> _Your instructions_:
Take the lines from the beginning of the data below through the line holding "y_ticks = [16, 18, 20, 22, 24, 26, 28]" and return exactly those.

> _Source excerpt_:
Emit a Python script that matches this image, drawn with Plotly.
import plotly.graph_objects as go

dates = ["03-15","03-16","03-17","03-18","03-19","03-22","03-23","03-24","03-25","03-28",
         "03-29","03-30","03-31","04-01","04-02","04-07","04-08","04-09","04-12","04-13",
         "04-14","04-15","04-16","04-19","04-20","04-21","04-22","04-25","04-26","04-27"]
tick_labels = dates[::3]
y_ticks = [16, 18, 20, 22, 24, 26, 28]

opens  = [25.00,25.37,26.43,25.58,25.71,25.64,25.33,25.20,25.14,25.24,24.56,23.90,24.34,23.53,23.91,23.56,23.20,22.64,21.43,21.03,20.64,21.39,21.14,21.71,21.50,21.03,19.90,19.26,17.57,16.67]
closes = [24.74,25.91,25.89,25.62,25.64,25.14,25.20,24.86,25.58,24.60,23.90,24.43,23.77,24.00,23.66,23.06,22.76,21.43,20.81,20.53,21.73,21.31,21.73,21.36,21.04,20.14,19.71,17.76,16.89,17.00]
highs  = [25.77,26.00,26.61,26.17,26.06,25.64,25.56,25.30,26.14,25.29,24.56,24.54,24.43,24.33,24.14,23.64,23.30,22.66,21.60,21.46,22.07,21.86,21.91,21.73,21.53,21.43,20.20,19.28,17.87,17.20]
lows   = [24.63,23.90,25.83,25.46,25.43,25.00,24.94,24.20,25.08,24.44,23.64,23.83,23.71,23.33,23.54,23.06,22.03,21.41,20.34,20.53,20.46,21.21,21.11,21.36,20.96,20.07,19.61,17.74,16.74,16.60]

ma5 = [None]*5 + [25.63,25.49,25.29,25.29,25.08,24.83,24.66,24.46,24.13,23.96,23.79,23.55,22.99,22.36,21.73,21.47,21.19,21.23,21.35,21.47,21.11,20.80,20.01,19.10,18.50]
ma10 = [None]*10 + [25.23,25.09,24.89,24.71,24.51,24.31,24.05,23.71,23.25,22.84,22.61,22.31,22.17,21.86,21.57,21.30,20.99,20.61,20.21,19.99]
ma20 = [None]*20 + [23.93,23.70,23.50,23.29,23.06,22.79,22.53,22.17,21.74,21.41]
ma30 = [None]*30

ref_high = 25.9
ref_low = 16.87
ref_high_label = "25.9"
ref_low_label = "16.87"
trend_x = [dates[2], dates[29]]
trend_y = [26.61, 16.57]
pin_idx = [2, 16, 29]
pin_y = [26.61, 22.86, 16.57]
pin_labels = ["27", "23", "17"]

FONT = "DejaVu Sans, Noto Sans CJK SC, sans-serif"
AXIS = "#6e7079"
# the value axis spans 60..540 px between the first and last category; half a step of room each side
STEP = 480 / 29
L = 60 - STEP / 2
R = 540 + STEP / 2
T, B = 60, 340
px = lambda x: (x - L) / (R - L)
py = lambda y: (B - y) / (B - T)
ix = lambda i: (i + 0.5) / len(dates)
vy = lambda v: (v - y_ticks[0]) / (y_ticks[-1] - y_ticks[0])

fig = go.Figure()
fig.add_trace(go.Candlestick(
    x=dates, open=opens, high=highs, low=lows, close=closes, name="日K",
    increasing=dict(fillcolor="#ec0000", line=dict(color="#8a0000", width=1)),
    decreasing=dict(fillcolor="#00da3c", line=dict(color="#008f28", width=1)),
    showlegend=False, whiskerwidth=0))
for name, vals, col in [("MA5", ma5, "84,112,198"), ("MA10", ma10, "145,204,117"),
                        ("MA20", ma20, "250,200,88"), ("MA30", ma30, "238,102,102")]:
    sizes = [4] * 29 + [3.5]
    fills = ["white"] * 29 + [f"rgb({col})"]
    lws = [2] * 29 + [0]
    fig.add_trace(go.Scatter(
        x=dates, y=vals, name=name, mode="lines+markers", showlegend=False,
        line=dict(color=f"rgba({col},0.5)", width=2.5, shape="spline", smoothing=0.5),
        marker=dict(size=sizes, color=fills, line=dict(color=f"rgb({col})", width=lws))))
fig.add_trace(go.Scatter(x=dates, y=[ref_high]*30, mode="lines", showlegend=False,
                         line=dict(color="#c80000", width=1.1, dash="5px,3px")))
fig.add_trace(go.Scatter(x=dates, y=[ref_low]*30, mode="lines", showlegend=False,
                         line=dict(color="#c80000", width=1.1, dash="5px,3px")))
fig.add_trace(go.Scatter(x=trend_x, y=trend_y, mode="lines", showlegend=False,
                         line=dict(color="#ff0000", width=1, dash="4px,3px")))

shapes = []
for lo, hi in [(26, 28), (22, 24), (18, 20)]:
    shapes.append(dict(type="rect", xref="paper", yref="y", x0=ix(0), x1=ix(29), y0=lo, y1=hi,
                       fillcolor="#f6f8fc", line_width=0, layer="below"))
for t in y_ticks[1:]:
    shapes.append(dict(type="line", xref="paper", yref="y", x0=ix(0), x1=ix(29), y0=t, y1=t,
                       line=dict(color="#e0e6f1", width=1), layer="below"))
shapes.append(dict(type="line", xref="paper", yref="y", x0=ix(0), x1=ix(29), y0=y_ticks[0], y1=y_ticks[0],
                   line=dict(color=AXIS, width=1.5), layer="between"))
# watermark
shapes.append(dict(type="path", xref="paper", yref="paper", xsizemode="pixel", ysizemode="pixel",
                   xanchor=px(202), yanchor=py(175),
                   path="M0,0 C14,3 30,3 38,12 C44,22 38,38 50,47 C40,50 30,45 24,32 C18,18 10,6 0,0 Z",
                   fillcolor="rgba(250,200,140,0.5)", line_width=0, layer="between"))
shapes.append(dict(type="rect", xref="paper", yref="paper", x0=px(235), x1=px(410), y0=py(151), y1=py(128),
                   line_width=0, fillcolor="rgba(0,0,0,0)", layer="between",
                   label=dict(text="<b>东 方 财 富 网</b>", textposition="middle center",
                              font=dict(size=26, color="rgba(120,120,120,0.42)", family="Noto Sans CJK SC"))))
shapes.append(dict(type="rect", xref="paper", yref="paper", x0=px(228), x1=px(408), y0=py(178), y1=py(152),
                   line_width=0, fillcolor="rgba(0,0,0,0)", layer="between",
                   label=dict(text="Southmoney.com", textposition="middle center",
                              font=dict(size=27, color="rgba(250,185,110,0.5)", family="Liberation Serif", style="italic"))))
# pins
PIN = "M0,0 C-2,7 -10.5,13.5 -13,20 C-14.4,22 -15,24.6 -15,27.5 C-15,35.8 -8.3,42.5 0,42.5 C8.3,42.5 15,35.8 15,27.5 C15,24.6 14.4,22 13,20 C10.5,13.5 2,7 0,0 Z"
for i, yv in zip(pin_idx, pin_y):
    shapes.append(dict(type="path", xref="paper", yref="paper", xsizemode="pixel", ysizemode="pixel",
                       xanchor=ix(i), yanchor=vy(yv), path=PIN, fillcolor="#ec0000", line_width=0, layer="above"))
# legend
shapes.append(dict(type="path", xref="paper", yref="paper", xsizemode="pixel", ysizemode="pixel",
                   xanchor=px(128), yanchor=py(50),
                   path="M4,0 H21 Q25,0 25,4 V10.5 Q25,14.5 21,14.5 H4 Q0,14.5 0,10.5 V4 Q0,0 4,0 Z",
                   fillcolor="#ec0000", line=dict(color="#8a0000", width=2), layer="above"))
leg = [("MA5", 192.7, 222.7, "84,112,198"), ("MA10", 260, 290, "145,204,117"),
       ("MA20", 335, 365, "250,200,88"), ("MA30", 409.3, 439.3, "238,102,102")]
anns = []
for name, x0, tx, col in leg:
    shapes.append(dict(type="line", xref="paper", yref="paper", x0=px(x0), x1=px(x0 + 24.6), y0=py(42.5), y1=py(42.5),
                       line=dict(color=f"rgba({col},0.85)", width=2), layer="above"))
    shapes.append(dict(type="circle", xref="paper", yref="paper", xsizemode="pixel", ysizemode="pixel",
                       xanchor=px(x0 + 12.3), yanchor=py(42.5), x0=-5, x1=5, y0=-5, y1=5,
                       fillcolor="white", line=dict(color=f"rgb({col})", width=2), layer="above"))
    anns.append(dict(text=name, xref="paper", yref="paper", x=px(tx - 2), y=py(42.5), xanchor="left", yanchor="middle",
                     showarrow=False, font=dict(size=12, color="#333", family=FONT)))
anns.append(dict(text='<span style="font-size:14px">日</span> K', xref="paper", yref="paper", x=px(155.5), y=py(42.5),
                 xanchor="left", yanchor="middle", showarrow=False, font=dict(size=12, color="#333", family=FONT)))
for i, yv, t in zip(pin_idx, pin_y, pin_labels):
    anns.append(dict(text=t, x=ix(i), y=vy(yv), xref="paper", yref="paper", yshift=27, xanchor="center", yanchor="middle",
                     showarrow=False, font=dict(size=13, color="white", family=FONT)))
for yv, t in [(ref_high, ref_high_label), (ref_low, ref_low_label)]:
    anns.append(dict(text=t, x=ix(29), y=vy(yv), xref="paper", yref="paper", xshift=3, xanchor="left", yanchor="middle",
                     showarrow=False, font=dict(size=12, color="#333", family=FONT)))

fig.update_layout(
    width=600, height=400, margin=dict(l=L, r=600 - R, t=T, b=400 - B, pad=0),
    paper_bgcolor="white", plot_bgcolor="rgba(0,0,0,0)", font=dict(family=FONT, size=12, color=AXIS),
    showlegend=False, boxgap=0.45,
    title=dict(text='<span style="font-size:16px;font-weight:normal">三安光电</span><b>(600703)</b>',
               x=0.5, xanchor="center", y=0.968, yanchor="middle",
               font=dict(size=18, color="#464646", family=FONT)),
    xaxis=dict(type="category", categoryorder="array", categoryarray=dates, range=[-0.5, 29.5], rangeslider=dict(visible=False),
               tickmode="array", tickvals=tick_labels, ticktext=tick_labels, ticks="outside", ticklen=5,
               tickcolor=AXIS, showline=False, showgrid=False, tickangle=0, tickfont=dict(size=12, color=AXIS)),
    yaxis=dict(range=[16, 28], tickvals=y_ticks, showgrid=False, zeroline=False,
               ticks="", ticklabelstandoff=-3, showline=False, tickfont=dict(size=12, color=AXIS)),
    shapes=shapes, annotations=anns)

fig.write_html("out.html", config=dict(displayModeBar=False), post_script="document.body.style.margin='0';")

> _The output_:
Emit a Python script that matches this image, drawn with Plotly.
import plotly.graph_objects as go

dates = ["03-15","03-16","03-17","03-18","03-19","03-22","03-23","03-24","03-25","03-28",
         "03-29","03-30","03-31","04-01","04-02","04-07","04-08","04-09","04-12","04-13",
         "04-14","04-15","04-16","04-19","04-20","04-21","04-22","04-25","04-26","04-27"]
tick_labels = dates[::3]
y_ticks = [16, 18, 20, 22, 24, 26, 28]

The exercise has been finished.